I can see that my current "one scene, one POV" approach is perhaps a bit limiting. It would certainly constrain me during heavy action scenes, but I already know how I'm going to handle those that I have. It also requires that I restrict scene entry and exit timings, and the "knowledge" I pass on, based on my chosen POV.

What's interesting is that I've been constructing scenes within these self-imposed rules without really being consciously aware of them!

For my next book ...

Ian
 
I can see that my current "one scene, one POV" approach is perhaps a bit limiting. It would certainly constrain me during heavy action scenes, but I already know how I'm going to handle those that I have. It also requires that I restrict scene entry and exit timings, and the "knowledge" I pass on, based on my chosen POV.

What's interesting is that I've been constructing scenes within these self-imposed rules without really being consciously aware of them!

For my next book ...

Ian

Do not see one scene one POV as limiting see it as a challenge. Can you convey the information you need to to the reader from that one POV? Using a lot of POVs does make things easier, but it can also make it harder is in it might be clear to you, but confusing to the reader. The changes are not clear and are really a form of head hopping. Also you need to realise that readers need a character to root for. Ask yourself how many times when you read a book do you skip through the POV of a character you don't like or cannot connect too.

When submitting a manuscript mark the POV changes clearly with * or #
 
I would definitely not call "one PoV per scene" limiting - it's how the majority of fiction is written. It's just one technique in your armoury, and one you should use where appropriate. Particularly if you have a lot of PoV characters, you want to keep everything else simple. I have whole chapters from a single PoV at the start of my book, to get those characters fixed in my readers' heads - I don't start switching around until later.

I reckon there's room for one writing "gimmick" in any book - e.g. I wouldn't use a bunch of PoVs plus lots of flashbacks. Throw in too many variables and it gets confusing for the reader, especially in SF&F where there's usually already a steep learning curve in terms of world-building details.
 
I've been very careful with flashbacks, and have just decided that my "vignettes" are the one gimmick that I'm allowed. :)

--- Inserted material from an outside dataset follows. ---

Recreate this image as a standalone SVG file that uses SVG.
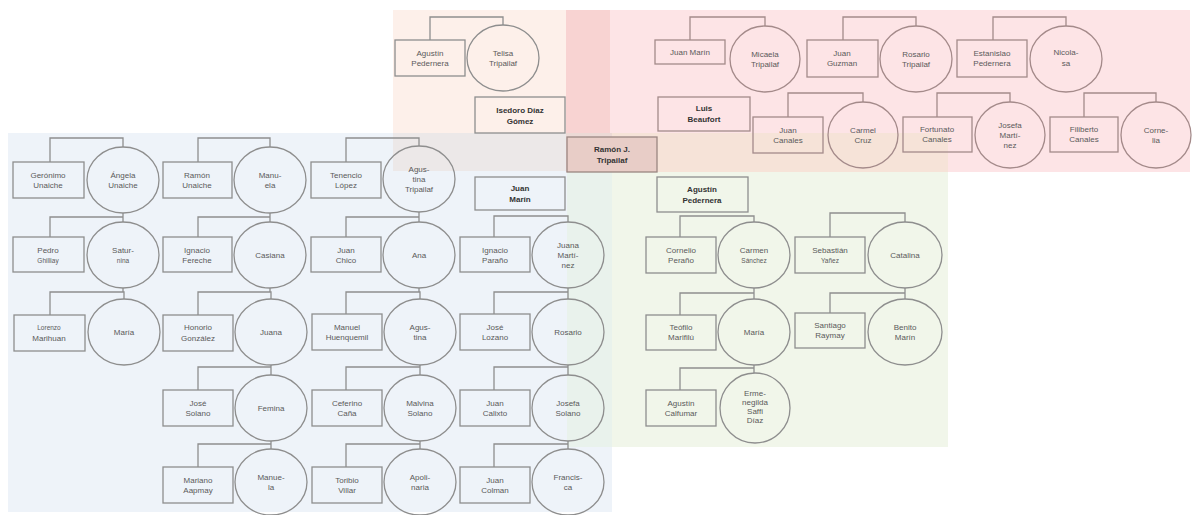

I'd done a fair bit of writing before I started to read around to establish what the accepted "rules" were. I quickly found the phrase "head hopping" and checked for examples. Fortunately, there was but one minor outbreak, which was quickly quelled, and some minor objective POV in an otherwise subjective scene. As that scene is from the POV of a minor 'bot, I have left it for now as not a single reader has commented on it.

I do worry that I have too many characters that I'm expecting the reader to "root for" - at least two main ones, and a smattering of others. My protagonists are also slightly ambiguous, but I'm of the view that mankind is pretty nasty as a species without me needing a "Dr. Evil" at the centre.